To be done: Tally how many lines hold the string "seaborn". Your reply should be that number alone.

Data to use:
════

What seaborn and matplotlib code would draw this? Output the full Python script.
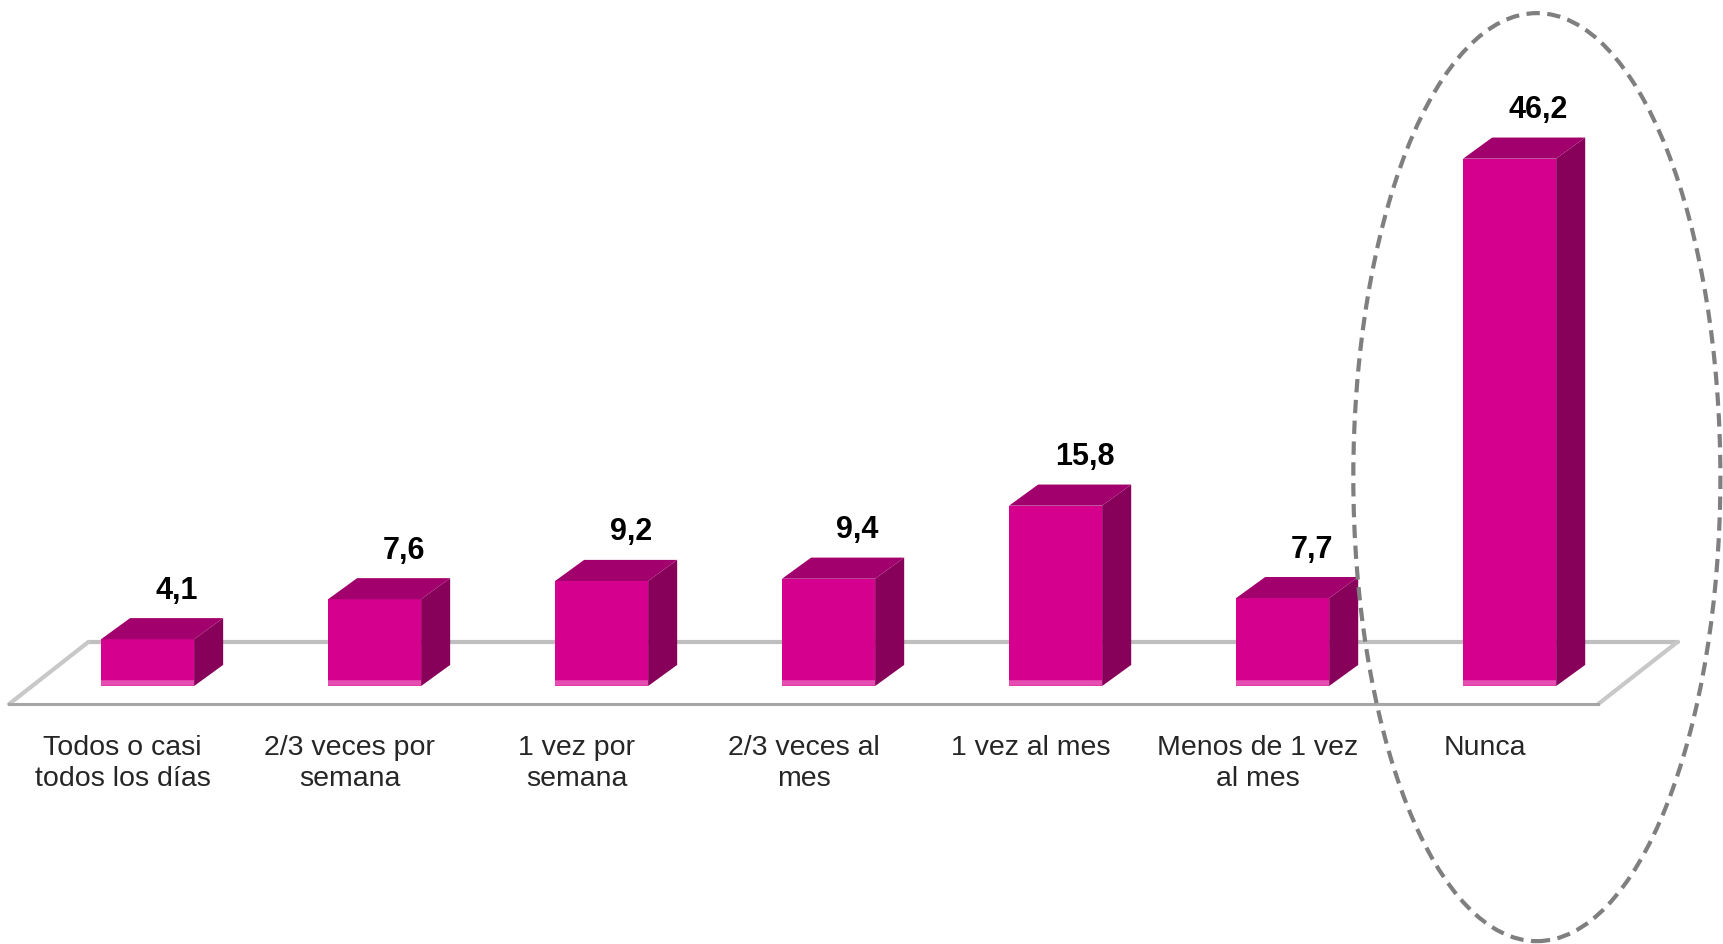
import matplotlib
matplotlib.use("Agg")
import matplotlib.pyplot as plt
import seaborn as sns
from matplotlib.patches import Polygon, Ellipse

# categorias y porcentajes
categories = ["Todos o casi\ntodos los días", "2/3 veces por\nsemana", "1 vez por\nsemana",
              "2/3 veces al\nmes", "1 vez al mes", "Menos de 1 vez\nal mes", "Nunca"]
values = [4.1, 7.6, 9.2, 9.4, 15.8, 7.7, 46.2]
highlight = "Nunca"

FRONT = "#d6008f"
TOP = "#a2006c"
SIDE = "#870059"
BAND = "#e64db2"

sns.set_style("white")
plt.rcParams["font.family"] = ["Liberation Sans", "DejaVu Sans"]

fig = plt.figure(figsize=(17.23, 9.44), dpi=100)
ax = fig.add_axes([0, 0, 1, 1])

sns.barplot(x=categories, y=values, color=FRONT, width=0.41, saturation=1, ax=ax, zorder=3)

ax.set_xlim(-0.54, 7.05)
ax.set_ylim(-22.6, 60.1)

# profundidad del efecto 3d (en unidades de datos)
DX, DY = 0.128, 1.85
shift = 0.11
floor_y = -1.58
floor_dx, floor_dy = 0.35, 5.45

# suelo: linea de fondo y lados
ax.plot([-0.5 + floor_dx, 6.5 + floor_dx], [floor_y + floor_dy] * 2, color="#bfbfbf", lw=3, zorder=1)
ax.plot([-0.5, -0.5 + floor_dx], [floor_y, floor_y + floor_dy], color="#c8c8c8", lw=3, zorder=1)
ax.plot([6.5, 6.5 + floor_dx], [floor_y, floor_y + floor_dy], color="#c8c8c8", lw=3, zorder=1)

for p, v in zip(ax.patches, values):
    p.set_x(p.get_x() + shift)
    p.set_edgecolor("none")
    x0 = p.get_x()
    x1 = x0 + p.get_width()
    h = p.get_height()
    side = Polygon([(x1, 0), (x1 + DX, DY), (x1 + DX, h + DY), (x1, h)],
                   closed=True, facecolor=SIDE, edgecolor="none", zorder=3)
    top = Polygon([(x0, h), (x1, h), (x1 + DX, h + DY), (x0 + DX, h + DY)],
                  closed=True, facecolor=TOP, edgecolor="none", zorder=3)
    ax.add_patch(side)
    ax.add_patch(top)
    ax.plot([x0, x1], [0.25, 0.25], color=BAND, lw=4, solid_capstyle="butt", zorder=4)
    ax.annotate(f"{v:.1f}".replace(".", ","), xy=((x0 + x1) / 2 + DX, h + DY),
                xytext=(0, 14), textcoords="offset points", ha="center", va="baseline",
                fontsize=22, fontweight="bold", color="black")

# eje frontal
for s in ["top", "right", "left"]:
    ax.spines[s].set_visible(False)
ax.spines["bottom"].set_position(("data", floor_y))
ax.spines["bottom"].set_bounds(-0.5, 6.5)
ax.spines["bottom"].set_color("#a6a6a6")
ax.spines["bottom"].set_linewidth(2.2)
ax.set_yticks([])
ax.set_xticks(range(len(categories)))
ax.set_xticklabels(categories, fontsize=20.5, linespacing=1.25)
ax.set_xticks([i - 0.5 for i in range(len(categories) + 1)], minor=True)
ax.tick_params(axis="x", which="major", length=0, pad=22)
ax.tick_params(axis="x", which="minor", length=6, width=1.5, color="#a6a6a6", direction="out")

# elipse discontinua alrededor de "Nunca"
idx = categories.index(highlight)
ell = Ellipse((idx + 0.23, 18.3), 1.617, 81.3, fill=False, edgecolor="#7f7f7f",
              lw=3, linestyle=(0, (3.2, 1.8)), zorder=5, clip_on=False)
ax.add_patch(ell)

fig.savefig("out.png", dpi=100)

════

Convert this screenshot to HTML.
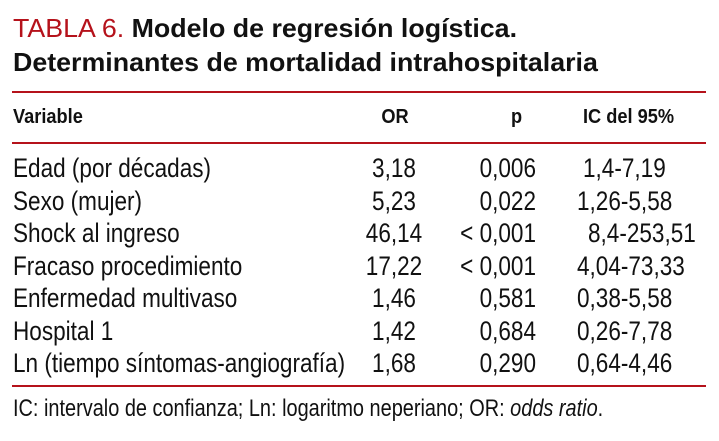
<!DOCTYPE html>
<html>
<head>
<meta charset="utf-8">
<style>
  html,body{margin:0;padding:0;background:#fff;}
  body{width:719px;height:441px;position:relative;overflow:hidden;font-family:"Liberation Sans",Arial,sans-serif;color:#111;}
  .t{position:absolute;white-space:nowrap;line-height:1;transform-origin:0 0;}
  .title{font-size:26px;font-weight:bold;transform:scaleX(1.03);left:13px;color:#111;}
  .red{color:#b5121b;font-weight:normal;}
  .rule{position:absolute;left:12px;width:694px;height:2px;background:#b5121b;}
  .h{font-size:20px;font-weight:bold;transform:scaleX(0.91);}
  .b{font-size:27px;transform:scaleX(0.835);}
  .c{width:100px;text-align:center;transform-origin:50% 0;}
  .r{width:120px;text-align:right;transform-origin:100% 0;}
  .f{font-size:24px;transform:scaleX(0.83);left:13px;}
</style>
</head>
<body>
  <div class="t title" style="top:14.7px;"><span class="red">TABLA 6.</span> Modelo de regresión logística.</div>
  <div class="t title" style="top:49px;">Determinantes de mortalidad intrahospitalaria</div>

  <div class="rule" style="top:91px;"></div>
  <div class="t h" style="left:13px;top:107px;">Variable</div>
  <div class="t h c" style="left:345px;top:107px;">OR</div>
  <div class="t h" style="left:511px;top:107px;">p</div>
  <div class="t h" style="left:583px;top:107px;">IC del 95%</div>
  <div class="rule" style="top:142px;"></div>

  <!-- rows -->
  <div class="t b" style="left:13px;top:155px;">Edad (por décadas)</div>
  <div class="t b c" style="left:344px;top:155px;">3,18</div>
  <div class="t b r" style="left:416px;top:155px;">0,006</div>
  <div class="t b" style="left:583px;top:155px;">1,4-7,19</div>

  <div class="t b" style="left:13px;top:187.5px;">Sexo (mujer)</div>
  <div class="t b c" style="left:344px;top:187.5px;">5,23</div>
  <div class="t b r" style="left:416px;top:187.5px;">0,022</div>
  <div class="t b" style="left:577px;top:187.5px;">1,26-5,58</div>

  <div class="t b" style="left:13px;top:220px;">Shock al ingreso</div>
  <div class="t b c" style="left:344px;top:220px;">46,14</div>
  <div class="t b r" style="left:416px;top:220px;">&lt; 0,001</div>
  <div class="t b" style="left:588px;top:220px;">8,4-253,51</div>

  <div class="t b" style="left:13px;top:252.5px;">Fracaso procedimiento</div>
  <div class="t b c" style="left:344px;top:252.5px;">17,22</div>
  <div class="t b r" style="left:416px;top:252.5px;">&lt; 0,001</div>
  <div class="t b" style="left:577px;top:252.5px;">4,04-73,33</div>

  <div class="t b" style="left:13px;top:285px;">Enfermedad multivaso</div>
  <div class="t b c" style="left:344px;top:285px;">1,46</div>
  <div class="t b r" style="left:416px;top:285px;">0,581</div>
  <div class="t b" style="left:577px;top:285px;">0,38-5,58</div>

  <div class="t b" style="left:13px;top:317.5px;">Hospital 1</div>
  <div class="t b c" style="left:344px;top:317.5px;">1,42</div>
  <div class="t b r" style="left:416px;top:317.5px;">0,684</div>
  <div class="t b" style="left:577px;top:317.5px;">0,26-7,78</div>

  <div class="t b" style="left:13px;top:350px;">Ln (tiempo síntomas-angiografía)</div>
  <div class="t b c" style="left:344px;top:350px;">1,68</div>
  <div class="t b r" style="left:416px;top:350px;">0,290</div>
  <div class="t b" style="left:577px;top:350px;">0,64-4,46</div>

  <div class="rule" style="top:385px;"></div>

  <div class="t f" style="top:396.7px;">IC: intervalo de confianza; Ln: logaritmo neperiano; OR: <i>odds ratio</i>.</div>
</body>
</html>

════

Response below: 2